▸ **GIVEN INSTRUCTION**: Pull out every line with the word "Write" from the entries below.
• • • • • • •
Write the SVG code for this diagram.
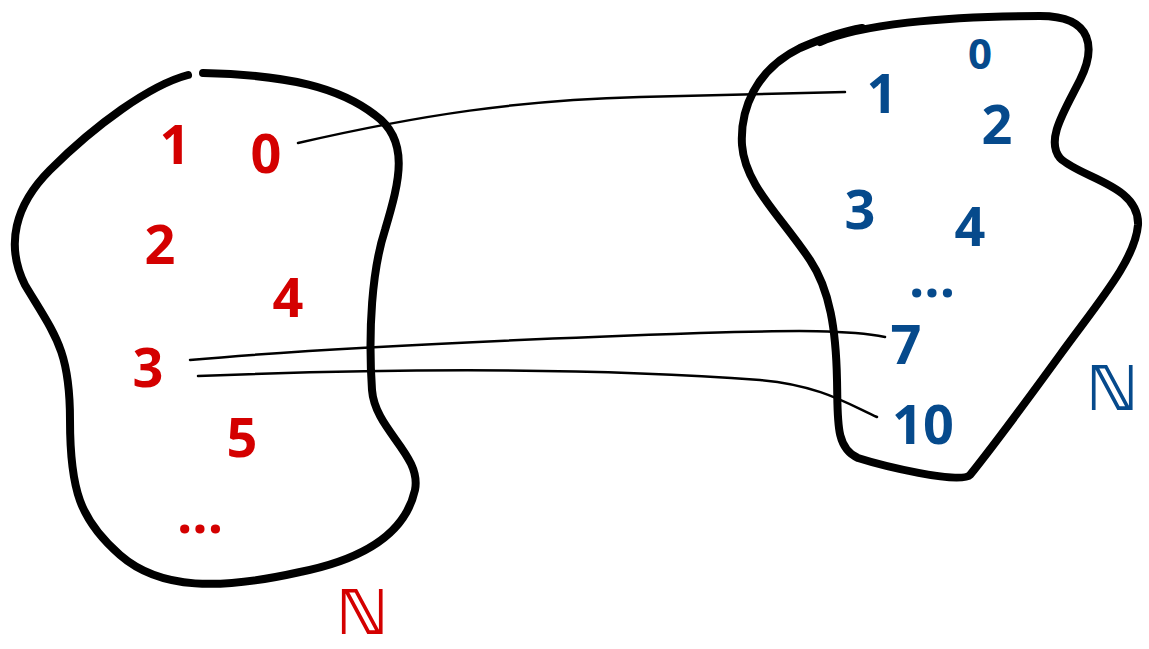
<svg xmlns="http://www.w3.org/2000/svg" width="1149" height="649" viewBox="0 0 1149 649">
<style>
.blob{fill:none;stroke:#000;stroke-width:8;stroke-linecap:round;stroke-linejoin:round}
.conn{fill:none;stroke:#000;stroke-width:2.5;stroke-linecap:round}
.r{fill:#d40000}
.b{fill:#064a8c}
text{font-family:"Open Sans","DejaVu Sans",sans-serif;font-weight:bold;font-size:54px;text-anchor:middle;dominant-baseline:central}
.nn{font-family:"DejaVu Sans",sans-serif;font-size:62px;font-weight:bold}
.sm{font-size:42px}
</style>
<rect width="1149" height="649" fill="#fff"/>
<g id="left-set">
<path class="blob" d="M188,75 C150,85 95,125 50,170 C15,205 5,245 25,285 C55,335 70,350 70,420 C70,490 80,520 120,555 C160,590 220,590 300,572 C360,560 405,535 415,490 C422,455 375,430 372,390 C368,330 372,270 385,230 C400,180 410,140 375,115 C340,88 290,75 203,73"/>
<text class="r" x="175" y="143">1</text>
<text class="r" x="266" y="152">0</text>
<text class="r" x="160" y="243">2</text>
<text class="r" x="288" y="296">4</text>
<text class="r" x="148" y="366">3</text>
<text class="r" x="242" y="436">5</text>
<text class="r" x="200" y="512">...</text>
<text class="r nn" x="362" y="612">ℕ</text>
</g>
<g id="right-set">
<path class="blob" d="M820,42 C860,25 940,16 1040,16 C1095,16 1095,50 1080,80 C1065,110 1045,140 1060,158 C1080,178 1140,185 1138,225 C1135,260 1100,300 1060,355 C1020,410 990,450 970,475 C960,485 880,465 858,458 C835,448 838,420 837,380 C836,330 830,290 810,260 C780,215 745,185 742,145 C740,110 755,70 800,48 C830,35 850,30 862,28"/>
<text class="b sm" x="980" y="52">0</text>
<text class="b" x="882" y="92">1</text>
<text class="b" x="997" y="123">2</text>
<text class="b" x="860" y="208">3</text>
<text class="b" x="970" y="225">4</text>
<text class="b" x="932" y="276">...</text>
<text class="b" x="906" y="343">7</text>
<text class="b" x="923" y="423">10</text>
<text class="b nn" x="1112" y="388">ℕ</text>
</g>
<g id="connectors">
<path class="conn" d="M298,143 C420,115 520,100 640,97 C740,94 800,93 845,92"/>
<path class="conn" d="M190,360 C300,350 500,340 700,333 C800,330 850,330 885,337"/>
<path class="conn" d="M198,376 C400,368 600,368 760,380 C820,385 850,405 877,417"/>
</g>
</svg>
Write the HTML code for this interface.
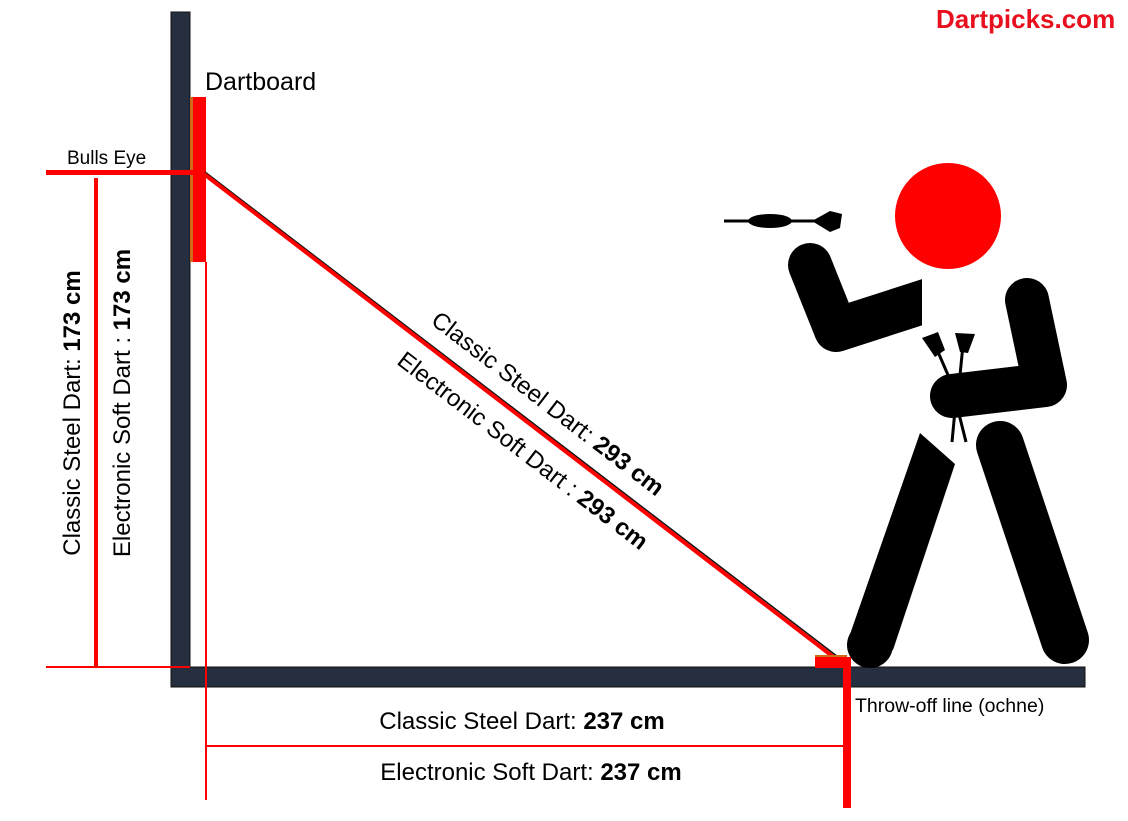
<!DOCTYPE html>
<html><head><meta charset="utf-8"><style>
body{margin:0;background:#fff}
svg{display:block}
text{font-family:"Liberation Sans",Arial,sans-serif}
</style></head><body>
<svg width="1128" height="821" viewBox="0 0 1128 821" xmlns="http://www.w3.org/2000/svg">
<defs><clipPath id="c"><rect x="0" y="0" width="922" height="821"/></clipPath></defs>
<rect width="1128" height="821" fill="#fff"/>
<rect x="171" y="12" width="19" height="675" fill="#252f3f" stroke="#111" stroke-width="1"/>
<rect x="171" y="667" width="914" height="20" fill="#252f3f" stroke="#111" stroke-width="1"/>
<rect x="190" y="97" width="3" height="165" fill="#d06a1a"/>
<rect x="193" y="97" width="13" height="165" fill="#f00"/>
<rect x="46" y="170" width="156" height="5" fill="#f00"/>
<line x1="46" y1="667" x2="190" y2="667" stroke="#f00" stroke-width="2"/>
<rect x="94" y="178" width="4" height="489" fill="#f00"/>
<rect x="205" y="262" width="2" height="538" fill="#f00"/>
<line x1="205" y1="172" x2="842" y2="660" stroke="#111" stroke-width="1.5"/>
<line x1="204" y1="174" x2="840" y2="662" stroke="#f00" stroke-width="4"/>
<rect x="815" y="655" width="32" height="3" fill="#d06a1a"/>
<rect x="815" y="657" width="33" height="11" fill="#f00"/>
<rect x="843" y="657" width="8" height="151" fill="#f00"/>
<line x1="207" y1="746" x2="843" y2="746" stroke="#f00" stroke-width="2"/>
<circle cx="948" cy="216" r="53" fill="#f00"/>
<polyline clip-path="url(#c)" points="810,265 836,330 960,290" fill="none" stroke="#000" stroke-width="44" stroke-linecap="round" stroke-linejoin="round"/>
<polyline points="1027,300 1045,385 952,396" fill="none" stroke="#000" stroke-width="44" stroke-linecap="round" stroke-linejoin="round"/>
<polygon points="920,433 955,464 893,650 848,640" fill="#000"/>
<circle cx="870" cy="645" r="23" fill="#000"/>
<line x1="1000" y1="445" x2="1065" y2="640" stroke="#000" stroke-width="48" stroke-linecap="round"/>
<g stroke="#000" stroke-width="3" fill="#000">
<line x1="935" y1="345" x2="948" y2="375"/>
<line x1="963" y1="345" x2="960" y2="375"/>
<line x1="955" y1="410" x2="952" y2="442"/>
<line x1="958" y1="410" x2="966" y2="442"/>
</g>
<path d="M922,338 L938,332 L945,350 L935,357 Z" fill="#000"/>
<path d="M955,333 L975,334 L968,353 L960,352 Z" fill="#000"/>
<line x1="724" y1="221" x2="820" y2="221" stroke="#000" stroke-width="3"/>
<ellipse cx="770" cy="221" rx="22" ry="7" fill="#000"/>
<path d="M812,221 L830,211 L842,214 L840,228 L830,232 Z" fill="#000"/>
<text x="936" y="28" font-size="26" font-weight="bold" fill="#e8101e">Dartpicks.com</text>
<text x="205" y="90" font-size="25" fill="#000">Dartboard</text>
<text x="67" y="164" font-size="19" fill="#000">Bulls Eye</text>
<text x="855" y="712" font-size="19.5" fill="#000">Throw-off line (ochne)</text>
<text transform="translate(80,413) rotate(-90)" text-anchor="middle" font-size="24">Classic Steel Dart: <tspan font-weight="bold">173 cm</tspan></text>
<text transform="translate(130,403) rotate(-90)" text-anchor="middle" font-size="24">Electronic Soft Dart : <tspan font-weight="bold">173 cm</tspan></text>
<text transform="translate(543,410) rotate(37.5)" text-anchor="middle" font-size="24">Classic Steel Dart: <tspan font-weight="bold">293 cm</tspan></text>
<text transform="translate(518,457) rotate(37.5)" text-anchor="middle" font-size="24">Electronic Soft Dart : <tspan font-weight="bold">293 cm</tspan></text>
<text x="522" y="729" text-anchor="middle" font-size="24">Classic Steel Dart: <tspan font-weight="bold">237 cm</tspan></text>
<text x="531" y="780" text-anchor="middle" font-size="24">Electronic Soft Dart: <tspan font-weight="bold">237 cm</tspan></text>
</svg>
</body></html>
• • • • • • •
▸ **WORKED ANSWER**:
Write the SVG code for this diagram.
Write the HTML code for this interface.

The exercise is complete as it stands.